_Your instructions_
Quote the full listing word for word.

_Material_
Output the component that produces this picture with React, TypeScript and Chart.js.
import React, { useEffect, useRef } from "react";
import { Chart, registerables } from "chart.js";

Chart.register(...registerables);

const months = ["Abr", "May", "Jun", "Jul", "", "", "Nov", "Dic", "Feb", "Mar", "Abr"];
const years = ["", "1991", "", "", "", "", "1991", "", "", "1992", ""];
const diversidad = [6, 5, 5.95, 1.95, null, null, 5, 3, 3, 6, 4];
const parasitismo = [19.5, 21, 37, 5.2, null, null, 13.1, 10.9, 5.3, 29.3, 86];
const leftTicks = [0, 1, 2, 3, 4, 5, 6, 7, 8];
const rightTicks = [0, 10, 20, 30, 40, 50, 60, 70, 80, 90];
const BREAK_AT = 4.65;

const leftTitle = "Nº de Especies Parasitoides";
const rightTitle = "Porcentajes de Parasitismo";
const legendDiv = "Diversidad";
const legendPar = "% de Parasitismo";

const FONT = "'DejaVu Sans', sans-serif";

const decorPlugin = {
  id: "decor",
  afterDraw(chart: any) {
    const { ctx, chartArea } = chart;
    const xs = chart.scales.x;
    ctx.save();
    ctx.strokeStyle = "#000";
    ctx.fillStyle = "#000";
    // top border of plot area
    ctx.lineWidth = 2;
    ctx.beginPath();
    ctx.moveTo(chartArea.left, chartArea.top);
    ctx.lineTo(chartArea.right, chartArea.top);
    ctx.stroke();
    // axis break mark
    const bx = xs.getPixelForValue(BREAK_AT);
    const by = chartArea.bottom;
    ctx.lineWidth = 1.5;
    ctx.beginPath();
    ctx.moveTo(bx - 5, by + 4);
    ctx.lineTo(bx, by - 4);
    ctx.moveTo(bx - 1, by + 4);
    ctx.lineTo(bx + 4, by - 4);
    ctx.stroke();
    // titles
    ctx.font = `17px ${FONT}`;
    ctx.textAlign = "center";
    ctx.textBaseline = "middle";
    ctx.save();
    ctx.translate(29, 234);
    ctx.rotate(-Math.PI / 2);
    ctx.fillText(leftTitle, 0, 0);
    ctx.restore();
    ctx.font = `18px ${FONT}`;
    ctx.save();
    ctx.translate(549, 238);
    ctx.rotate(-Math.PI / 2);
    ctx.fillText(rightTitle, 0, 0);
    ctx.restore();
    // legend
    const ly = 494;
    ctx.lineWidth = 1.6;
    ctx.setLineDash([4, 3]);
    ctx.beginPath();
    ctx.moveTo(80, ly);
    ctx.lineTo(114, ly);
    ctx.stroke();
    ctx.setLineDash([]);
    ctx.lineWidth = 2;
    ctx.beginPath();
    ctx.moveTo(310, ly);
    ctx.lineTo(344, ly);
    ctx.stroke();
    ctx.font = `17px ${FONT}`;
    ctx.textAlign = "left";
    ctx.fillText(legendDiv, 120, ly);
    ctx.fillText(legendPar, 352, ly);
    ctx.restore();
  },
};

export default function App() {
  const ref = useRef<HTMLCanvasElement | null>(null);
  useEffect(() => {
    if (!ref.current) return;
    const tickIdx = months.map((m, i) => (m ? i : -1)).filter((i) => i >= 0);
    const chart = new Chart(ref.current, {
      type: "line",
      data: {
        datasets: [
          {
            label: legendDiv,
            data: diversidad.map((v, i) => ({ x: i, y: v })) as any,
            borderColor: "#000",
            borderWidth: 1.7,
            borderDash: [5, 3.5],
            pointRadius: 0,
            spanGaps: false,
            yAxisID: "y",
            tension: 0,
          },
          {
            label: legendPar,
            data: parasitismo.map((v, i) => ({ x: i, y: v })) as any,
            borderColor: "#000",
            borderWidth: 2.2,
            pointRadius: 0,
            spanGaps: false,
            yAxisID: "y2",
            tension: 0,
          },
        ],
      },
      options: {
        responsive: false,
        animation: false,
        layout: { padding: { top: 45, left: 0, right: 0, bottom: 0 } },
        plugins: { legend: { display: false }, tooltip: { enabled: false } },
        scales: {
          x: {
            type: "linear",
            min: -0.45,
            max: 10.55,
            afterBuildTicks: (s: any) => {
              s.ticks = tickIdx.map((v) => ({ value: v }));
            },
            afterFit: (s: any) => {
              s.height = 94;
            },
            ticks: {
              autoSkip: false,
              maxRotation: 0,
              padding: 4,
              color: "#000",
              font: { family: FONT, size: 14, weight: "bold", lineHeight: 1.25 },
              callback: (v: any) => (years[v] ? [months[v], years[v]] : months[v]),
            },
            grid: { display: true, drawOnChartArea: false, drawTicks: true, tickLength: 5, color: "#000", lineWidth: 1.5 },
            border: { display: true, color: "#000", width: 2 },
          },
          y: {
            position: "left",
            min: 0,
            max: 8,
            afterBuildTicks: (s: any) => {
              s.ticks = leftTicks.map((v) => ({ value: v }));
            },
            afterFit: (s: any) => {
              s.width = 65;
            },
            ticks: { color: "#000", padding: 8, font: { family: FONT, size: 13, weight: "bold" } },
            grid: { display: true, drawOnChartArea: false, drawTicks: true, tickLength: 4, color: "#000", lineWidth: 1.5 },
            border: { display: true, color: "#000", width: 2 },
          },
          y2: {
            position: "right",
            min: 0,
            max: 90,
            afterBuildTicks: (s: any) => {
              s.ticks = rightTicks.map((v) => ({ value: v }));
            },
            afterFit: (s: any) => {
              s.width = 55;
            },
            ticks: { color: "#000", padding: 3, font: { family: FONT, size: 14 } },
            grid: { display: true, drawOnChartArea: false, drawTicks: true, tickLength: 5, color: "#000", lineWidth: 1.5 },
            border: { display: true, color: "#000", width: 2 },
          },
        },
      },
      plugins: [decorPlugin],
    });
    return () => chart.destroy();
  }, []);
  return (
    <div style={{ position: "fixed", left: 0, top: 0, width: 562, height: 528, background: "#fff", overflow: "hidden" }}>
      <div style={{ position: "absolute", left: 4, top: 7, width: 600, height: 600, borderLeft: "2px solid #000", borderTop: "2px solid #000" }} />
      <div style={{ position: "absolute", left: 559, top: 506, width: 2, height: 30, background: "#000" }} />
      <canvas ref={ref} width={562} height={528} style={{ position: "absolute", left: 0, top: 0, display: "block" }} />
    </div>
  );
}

_Task result_
Output the component that produces this picture with React, TypeScript and Chart.js.
import React, { useEffect, useRef } from "react";
import { Chart, registerables } from "chart.js";

Chart.register(...registerables);

const months = ["Abr", "May", "Jun", "Jul", "", "", "Nov", "Dic", "Feb", "Mar", "Abr"];
const years = ["", "1991", "", "", "", "", "1991", "", "", "1992", ""];
const diversidad = [6, 5, 5.95, 1.95, null, null, 5, 3, 3, 6, 4];
const parasitismo = [19.5, 21, 37, 5.2, null, null, 13.1, 10.9, 5.3, 29.3, 86];
const leftTicks = [0, 1, 2, 3, 4, 5, 6, 7, 8];
const rightTicks = [0, 10, 20, 30, 40, 50, 60, 70, 80, 90];
const BREAK_AT = 4.65;

const leftTitle = "Nº de Especies Parasitoides";
const rightTitle = "Porcentajes de Parasitismo";
const legendDiv = "Diversidad";
const legendPar = "% de Parasitismo";

const FONT = "'DejaVu Sans', sans-serif";

const decorPlugin = {
  id: "decor",
  afterDraw(chart: any) {
    const { ctx, chartArea } = chart;
    const xs = chart.scales.x;
    ctx.save();
    ctx.strokeStyle = "#000";
    ctx.fillStyle = "#000";
    // top border of plot area
    ctx.lineWidth = 2;
    ctx.beginPath();
    ctx.moveTo(chartArea.left, chartArea.top);
    ctx.lineTo(chartArea.right, chartArea.top);
    ctx.stroke();
    // axis break mark
    const bx = xs.getPixelForValue(BREAK_AT);
    const by = chartArea.bottom;
    ctx.lineWidth = 1.5;
    ctx.beginPath();
    ctx.moveTo(bx - 5, by + 4);
    ctx.lineTo(bx, by - 4);
    ctx.moveTo(bx - 1, by + 4);
    ctx.lineTo(bx + 4, by - 4);
    ctx.stroke();
    // titles
    ctx.font = `17px ${FONT}`;
    ctx.textAlign = "center";
    ctx.textBaseline = "middle";
    ctx.save();
    ctx.translate(29, 234);
    ctx.rotate(-Math.PI / 2);
    ctx.fillText(leftTitle, 0, 0);
    ctx.restore();
    ctx.font = `18px ${FONT}`;
    ctx.save();
    ctx.translate(549, 238);
    ctx.rotate(-Math.PI / 2);
    ctx.fillText(rightTitle, 0, 0);
    ctx.restore();
    // legend
    const ly = 494;
    ctx.lineWidth = 1.6;
    ctx.setLineDash([4, 3]);
    ctx.beginPath();
    ctx.moveTo(80, ly);
    ctx.lineTo(114, ly);
    ctx.stroke();
    ctx.setLineDash([]);
    ctx.lineWidth = 2;
    ctx.beginPath();
    ctx.moveTo(310, ly);
    ctx.lineTo(344, ly);
    ctx.stroke();
    ctx.font = `17px ${FONT}`;
    ctx.textAlign = "left";
    ctx.fillText(legendDiv, 120, ly);
    ctx.fillText(legendPar, 352, ly);
    ctx.restore();
  },
};

export default function App() {
  const ref = useRef<HTMLCanvasElement | null>(null);
  useEffect(() => {
    if (!ref.current) return;
    const tickIdx = months.map((m, i) => (m ? i : -1)).filter((i) => i >= 0);
    const chart = new Chart(ref.current, {
      type: "line",
      data: {
        datasets: [
          {
            label: legendDiv,
            data: diversidad.map((v, i) => ({ x: i, y: v })) as any,
            borderColor: "#000",
            borderWidth: 1.7,
            borderDash: [5, 3.5],
            pointRadius: 0,
            spanGaps: false,
            yAxisID: "y",
            tension: 0,
          },
          {
            label: legendPar,
            data: parasitismo.map((v, i) => ({ x: i, y: v })) as any,
            borderColor: "#000",
            borderWidth: 2.2,
            pointRadius: 0,
            spanGaps: false,
            yAxisID: "y2",
            tension: 0,
          },
        ],
      },
      options: {
        responsive: false,
        animation: false,
        layout: { padding: { top: 45, left: 0, right: 0, bottom: 0 } },
        plugins: { legend: { display: false }, tooltip: { enabled: false } },
        scales: {
          x: {
            type: "linear",
            min: -0.45,
            max: 10.55,
            afterBuildTicks: (s: any) => {
              s.ticks = tickIdx.map((v) => ({ value: v }));
            },
            afterFit: (s: any) => {
              s.height = 94;
            },
            ticks: {
              autoSkip: false,
              maxRotation: 0,
              padding: 4,
              color: "#000",
              font: { family: FONT, size: 14, weight: "bold", lineHeight: 1.25 },
              callback: (v: any) => (years[v] ? [months[v], years[v]] : months[v]),
            },
            grid: { display: true, drawOnChartArea: false, drawTicks: true, tickLength: 5, color: "#000", lineWidth: 1.5 },
            border: { display: true, color: "#000", width: 2 },
          },
          y: {
            position: "left",
            min: 0,
            max: 8,
            afterBuildTicks: (s: any) => {
              s.ticks = leftTicks.map((v) => ({ value: v }));
            },
            afterFit: (s: any) => {
              s.width = 65;
            },
            ticks: { color: "#000", padding: 8, font: { family: FONT, size: 13, weight: "bold" } },
            grid: { display: true, drawOnChartArea: false, drawTicks: true, tickLength: 4, color: "#000", lineWidth: 1.5 },
            border: { display: true, color: "#000", width: 2 },
          },
          y2: {
            position: "right",
            min: 0,
            max: 90,
            afterBuildTicks: (s: any) => {
              s.ticks = rightTicks.map((v) => ({ value: v }));
            },
            afterFit: (s: any) => {
              s.width = 55;
            },
            ticks: { color: "#000", padding: 3, font: { family: FONT, size: 14 } },
            grid: { display: true, drawOnChartArea: false, drawTicks: true, tickLength: 5, color: "#000", lineWidth: 1.5 },
            border: { display: true, color: "#000", width: 2 },
          },
        },
      },
      plugins: [decorPlugin],
    });
    return () => chart.destroy();
  }, []);
  return (
    <div style={{ position: "fixed", left: 0, top: 0, width: 562, height: 528, background: "#fff", overflow: "hidden" }}>
      <div style={{ position: "absolute", left: 4, top: 7, width: 600, height: 600, borderLeft: "2px solid #000", borderTop: "2px solid #000" }} />
      <div style={{ position: "absolute", left: 559, top: 506, width: 2, height: 30, background: "#000" }} />
      <canvas ref={ref} width={562} height={528} style={{ position: "absolute", left: 0, top: 0, display: "block" }} />
    </div>
  );
}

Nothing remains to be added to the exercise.